__EXERCISE__: Gather all lines in the data that hold the string "What".
## START GIVEN DATA
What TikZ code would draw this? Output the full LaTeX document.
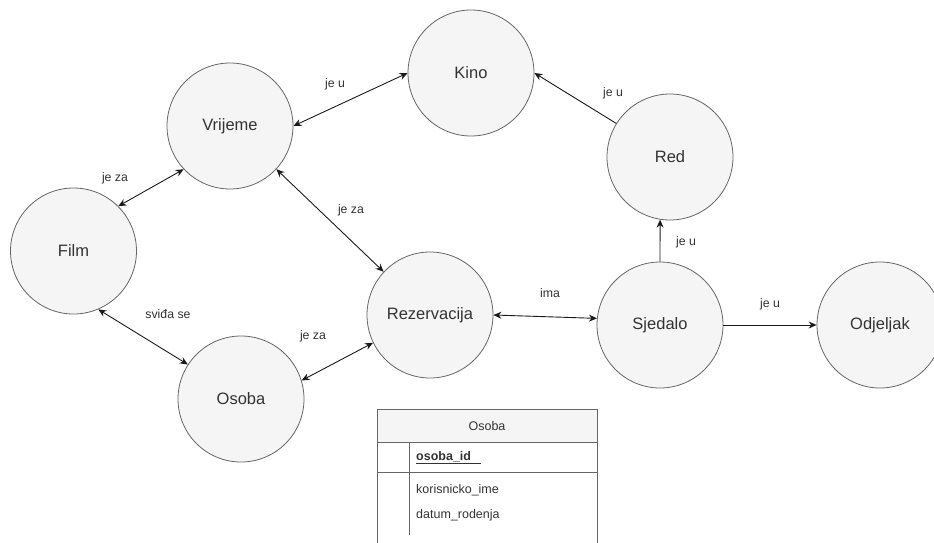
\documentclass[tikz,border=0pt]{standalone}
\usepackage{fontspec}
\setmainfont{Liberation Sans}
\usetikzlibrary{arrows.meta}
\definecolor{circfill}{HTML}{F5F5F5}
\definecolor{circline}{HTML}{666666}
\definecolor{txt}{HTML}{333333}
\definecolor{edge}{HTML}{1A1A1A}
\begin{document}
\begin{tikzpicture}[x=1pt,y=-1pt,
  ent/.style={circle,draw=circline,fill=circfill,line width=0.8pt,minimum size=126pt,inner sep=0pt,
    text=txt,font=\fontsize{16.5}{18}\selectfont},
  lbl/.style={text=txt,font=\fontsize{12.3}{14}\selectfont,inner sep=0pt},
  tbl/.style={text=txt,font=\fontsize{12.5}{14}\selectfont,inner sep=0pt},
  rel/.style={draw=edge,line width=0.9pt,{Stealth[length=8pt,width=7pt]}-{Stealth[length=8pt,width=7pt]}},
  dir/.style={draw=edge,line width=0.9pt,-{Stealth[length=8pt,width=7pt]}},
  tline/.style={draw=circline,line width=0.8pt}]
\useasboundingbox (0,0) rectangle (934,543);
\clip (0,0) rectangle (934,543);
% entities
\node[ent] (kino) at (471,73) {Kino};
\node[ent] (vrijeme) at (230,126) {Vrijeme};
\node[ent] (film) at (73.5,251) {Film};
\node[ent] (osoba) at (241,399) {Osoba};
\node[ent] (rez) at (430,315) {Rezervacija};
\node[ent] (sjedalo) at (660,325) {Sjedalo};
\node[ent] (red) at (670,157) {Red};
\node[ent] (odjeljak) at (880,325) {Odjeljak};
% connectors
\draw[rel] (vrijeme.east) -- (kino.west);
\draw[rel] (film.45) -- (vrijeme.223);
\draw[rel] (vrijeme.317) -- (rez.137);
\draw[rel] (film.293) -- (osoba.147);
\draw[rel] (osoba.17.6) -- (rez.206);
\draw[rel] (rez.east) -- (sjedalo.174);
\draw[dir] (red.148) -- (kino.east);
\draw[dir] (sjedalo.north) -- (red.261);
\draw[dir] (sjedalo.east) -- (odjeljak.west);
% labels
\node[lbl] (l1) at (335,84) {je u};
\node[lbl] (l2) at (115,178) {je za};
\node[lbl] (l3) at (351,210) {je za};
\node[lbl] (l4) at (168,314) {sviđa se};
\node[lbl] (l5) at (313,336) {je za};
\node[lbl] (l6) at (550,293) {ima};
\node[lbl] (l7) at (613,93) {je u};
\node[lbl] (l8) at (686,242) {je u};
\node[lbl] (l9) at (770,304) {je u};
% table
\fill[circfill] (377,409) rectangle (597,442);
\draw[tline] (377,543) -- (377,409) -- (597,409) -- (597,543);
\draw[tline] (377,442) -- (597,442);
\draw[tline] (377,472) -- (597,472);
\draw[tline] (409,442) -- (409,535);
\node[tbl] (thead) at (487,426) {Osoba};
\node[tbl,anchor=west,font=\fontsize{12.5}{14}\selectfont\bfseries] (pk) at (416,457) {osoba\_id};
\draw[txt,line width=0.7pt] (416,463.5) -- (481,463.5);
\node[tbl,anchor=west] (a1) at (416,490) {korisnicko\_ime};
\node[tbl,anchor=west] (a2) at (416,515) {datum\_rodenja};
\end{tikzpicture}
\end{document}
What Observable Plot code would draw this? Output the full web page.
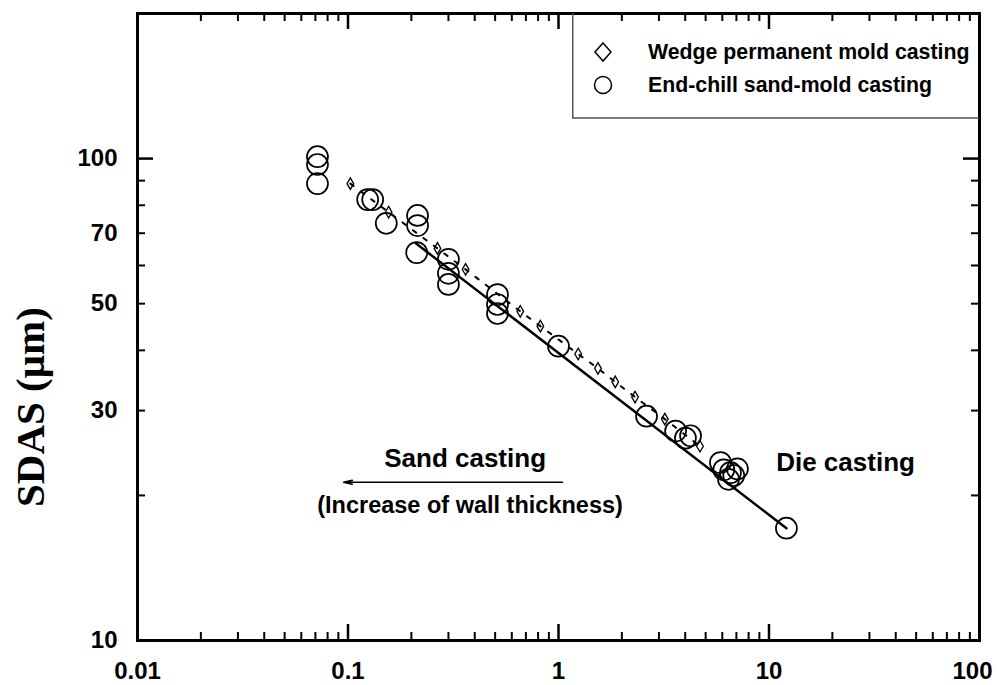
## END GIVEN DATA
__WRITTEN SOLUTION__:
What TikZ code would draw this? Output the full LaTeX document.
What Observable Plot code would draw this? Output the full web page.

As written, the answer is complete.